Perfectionists should be a tad wary too. You can complete a level with just one single sheep having survived the trip, although needless to say this isn’t going to net you very many of the three utterly tedious iOS-inspired gold stars. But if you DO go in pursuit of high scores, you’re still at the constant behest of traps and level-specific hazards that try to screw you over completely at random. Consequently it’s very hard to build up the oomph to go back to a level, when you know that your chances of success are based on aspects that are entirely - entirely - out of your control.

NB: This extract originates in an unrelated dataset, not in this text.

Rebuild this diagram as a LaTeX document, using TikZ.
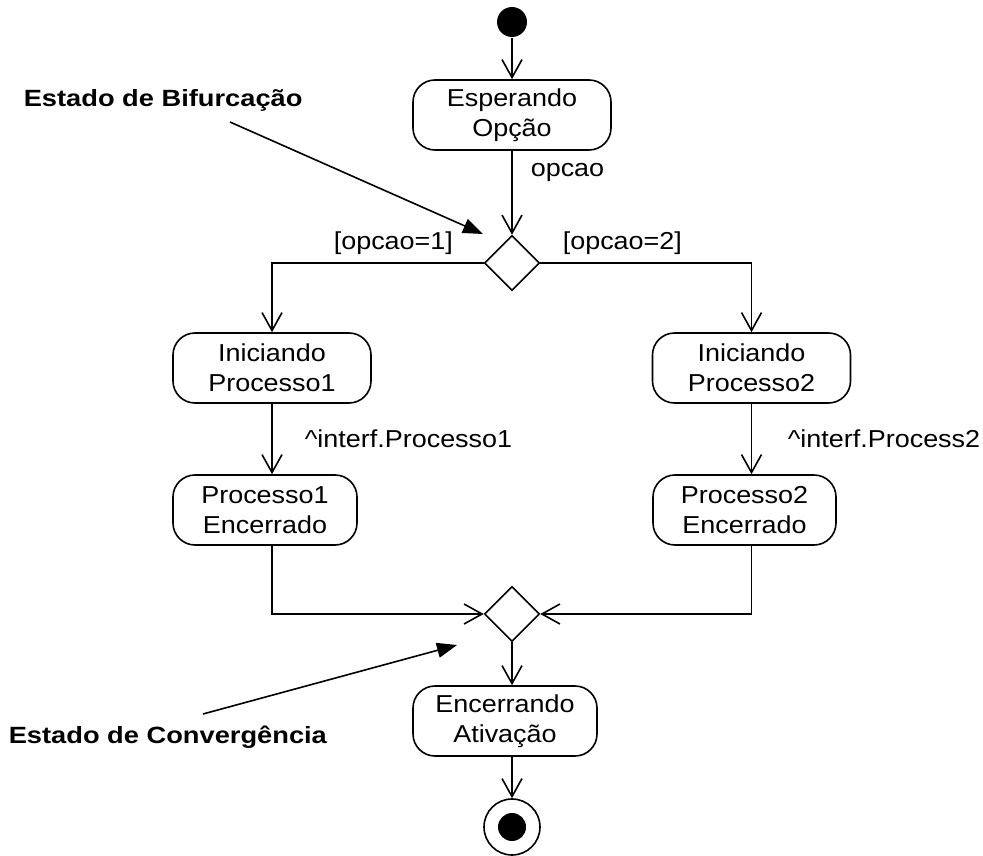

The PS4 port isn’t great either. Profoundly irritating sheep noises constantly blare out of the Dualshock, and the only way to disable them is to disable the pad’s speakers in the console’s system settings. You can’t select the tools on your toolbar with the cursor, which it’s hard to ever stop doing; you are forced to scroll along the bar by using the R1 and L1 buttons. This is not an intuitive system, and it’s something that most people will never get their heads around, for the entire duration of the game.
That’s primarily because this is a PC game through to its very core, and and as pleasing as it is to see a game like this launch on home consoles nearly day-and-date with PC, this really is a deeply, deeply scrappy port. What’s perhaps most crippling about the game itself though is that it’s too complicated: needlessly so. From the second it starts, you’re playing levels that feel like they belong in the middle of a game and not at the beginning of one. You aren’t eased into understanding the game’s systems so much as shoved, with the door behind you violently slammed shut.
Videogames like this one are getting very tiresome. Who is it for? It’s goofy and cute and bright and welcoming to younger players, but it’s unapologetically rock hard from the get-go. It’s got that irritating 3 star iOS structure that even your grandmother now understands, but many of the levels are locked until you “perfect” them, which is no mean feat. You’re also almost always asked to do two things at once, and that haphazard brand of frenetic puzzle-solving just never catches fire. This is truly one for the undemanding hardcore only.